The ‘professionalisation’ of sports provides an essential boost, but other factors such as general quality of health, outreach and availability of coaches at the right age are also important. These are the joint responsibility of state governments and the various sports bodies. In the end, from start to finish, there needs to be clever planning.
The lack of a strategy and anticipation, for instance, can lead to disappointments such as that faced in the Asia Football Cup 2019, where despite its robust performance, the Indian team could not make it into the second round. The fact that the football team is drawn from a small pool of players from a few states meant that it comprised mostly not very tall players. Despite their skills and effort, they were undone by much taller players belonging to the UAE and Bahrain. The Indians had to put in extra effort to just keep up. It took greater energy to try and reach the aerial ball. When they did so, they were often penalised for ‘elbowing’ their opponents, who – on their part – merely had to lean in to achieve the same objective. Strategy requires that India take advantage of those among its population who are taller, and tactics require that the shorter players focus on Maradona like dribbling, positioning and passing brilliance. The necessary lessons were not learned from the game against UAE, and the price was paid in the one against Bahrain.
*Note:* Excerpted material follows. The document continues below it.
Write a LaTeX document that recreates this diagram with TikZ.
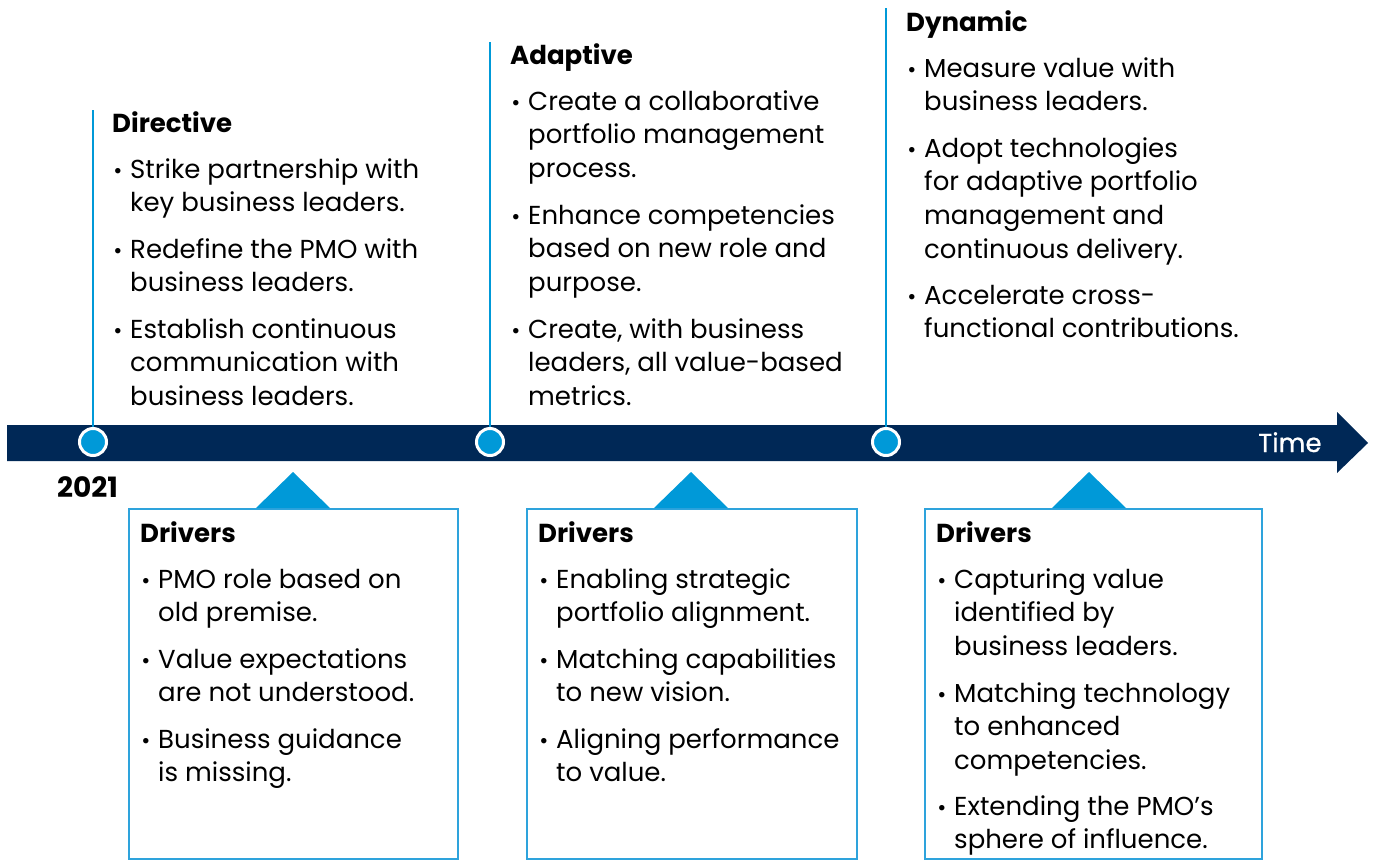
\documentclass[tikz,border=0pt]{standalone}
\usepackage{fontspec}
\setmainfont{Poppins}
\definecolor{navy}{HTML}{002856}
\definecolor{sky}{HTML}{0099D8}
\definecolor{skyline}{HTML}{2EA3DC}
% stacked lines with a fixed baseline distance; the box baseline is the first line
\newcommand\mlines[1]{\vtop{\baselineskip=33.8pt\lineskiplimit=-50pt\lineskip=0pt\halign{##\hfil\cr#1\crcr}}}
% one bulleted item: text node plus its bullet
\newcommand\bitem[4]{%
  \node[txt] (#1) at (#2,#3) {\mlines{#4}};
  \node[bul] (#1b) at ([xshift=-12pt]#1.base west) {\textbullet};}
\begin{document}
\begin{tikzpicture}[x=1pt,y=-1pt,
  txt/.style={inner sep=0pt, anchor=base west, font=\fontsize{26}{33.8}\selectfont},
  hd/.style={inner sep=0pt, anchor=base west, font=\fontsize{26}{30}\selectfont\bfseries},
  bul/.style={inner sep=0pt, anchor=base, font=\fontsize{22}{28}\selectfont},
  vline/.style={draw=sky, line width=1.8pt},
  dot/.style={circle, fill=sky, draw=white, line width=3pt, minimum size=27pt, inner sep=0pt},
  dbox/.style={draw=skyline, line width=1.8pt, anchor=north west, inner sep=0pt},
  tri/.style={fill=sky}]
\useasboundingbox (0,0) rectangle (1374,860);

% timeline arrow
\fill[navy] (7,425) -- (1337,425) -- (1337,412) -- (1368,443) -- (1337,473)
  -- (1337,461) -- (7,461) -- cycle;
\node[txt, text=white, font=\fontsize{26}{30}\selectfont\addfontfeature{FakeBold=0.7}] (time) at (1258,452) {Time};

% milestones
\coordinate (t1) at (93,110);
\coordinate (t2) at (490,42);
\coordinate (t3) at (886,8);
\draw[vline] (t1) -- (93,442);
\draw[vline] (t2) -- (490,442);
\draw[vline] (t3) -- (886,442);
\node[dot] (c1) at (93,442) {};
\node[dot] (c2) at (490,442) {};
\node[dot] (c3) at (886,442) {};
\node[hd, font=\fontsize{28}{30}\selectfont\bfseries] (year) at (57,497) {2021};

% Directive
\node[hd] (hdir) at (112,132) {Directive};
\bitem{d1}{130}{178}{Strike partnership with\cr key business leaders.}
\bitem{d2}{130}{258}{Redefine the PMO with\cr business leaders.}
\bitem{d3}{130}{338}{Establish continuous\cr communication with\cr business leaders.}

% Adaptive
\node[hd] (hada) at (510,64) {Adaptive};
\bitem{a1}{528}{110}{Create a collaborative\cr portfolio management\cr process.}
\bitem{a2}{528}{224}{Enhance competencies\cr based on new role and\cr purpose.}
\bitem{a3}{528}{338}{Create, with business\cr leaders, all value-based\cr metrics.}

% Dynamic
\node[hd] (hdyn) at (906,31) {Dynamic};
\bitem{y1}{924}{77}{Measure value with\cr business leaders.}
\bitem{y2}{924}{157}{Adopt technologies\cr for adaptive portfolio\cr management and\cr continuous delivery.}
\bitem{y3}{924}{304}{Accelerate cross-\cr functional contributions.}

% driver boxes with pointers
\node[dbox, minimum width=329pt, minimum height=350pt] (b1) at (128,508) {};
\node[dbox, minimum width=330pt, minimum height=350pt] (b2) at (526,508) {};
\node[dbox, minimum width=337pt, minimum height=350pt] (b3) at (924,508) {};
\fill[tri] (256,508) -- (293,472) -- (330,508) -- cycle;
\fill[tri] (654,508) -- (691,472) -- (728,508) -- cycle;
\fill[tri] (1052,508) -- (1089,472) -- (1126,508) -- cycle;

\node[hd] (hb1) at (140,542) {Drivers};
\bitem{p1}{158}{588}{PMO role based on\cr old premise.}
\bitem{p2}{158}{668}{Value expectations\cr are not understood.}
\bitem{p3}{158}{748}{Business guidance\cr is missing.}

\node[hd] (hb2) at (538,542) {Drivers};
\bitem{q1}{556}{588}{Enabling strategic\cr portfolio alignment.}
\bitem{q2}{556}{668}{Matching capabilities\cr to new vision.}
\bitem{q3}{556}{748}{Aligning performance\cr to value.}

\node[hd] (hb3) at (936,542) {Drivers};
\bitem{r1}{954}{588}{Capturing value\cr identified by\cr business leaders.}
\bitem{r2}{954}{702}{Matching technology\cr to enhanced\cr competencies.}
\bitem{r3}{954}{815}{Extending the PMO’s\cr sphere of influence.}
\end{tikzpicture}
\end{document}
It is important that India’s states promote not just the disciplines their people have an inclination for, but also develop their own particular styles, particularly in team sports. A good mix of this should then be available to the national teams, depending on who they are playing against and where. All of these elements can be seen to have developed in Cricket and others can learn their lessons from that. It is also important to win, because that is what attracts younger generations to take interest in sports. And, as an aspiring state, Uttarakhand, too, should develop a strategy along the above-mentioned lines.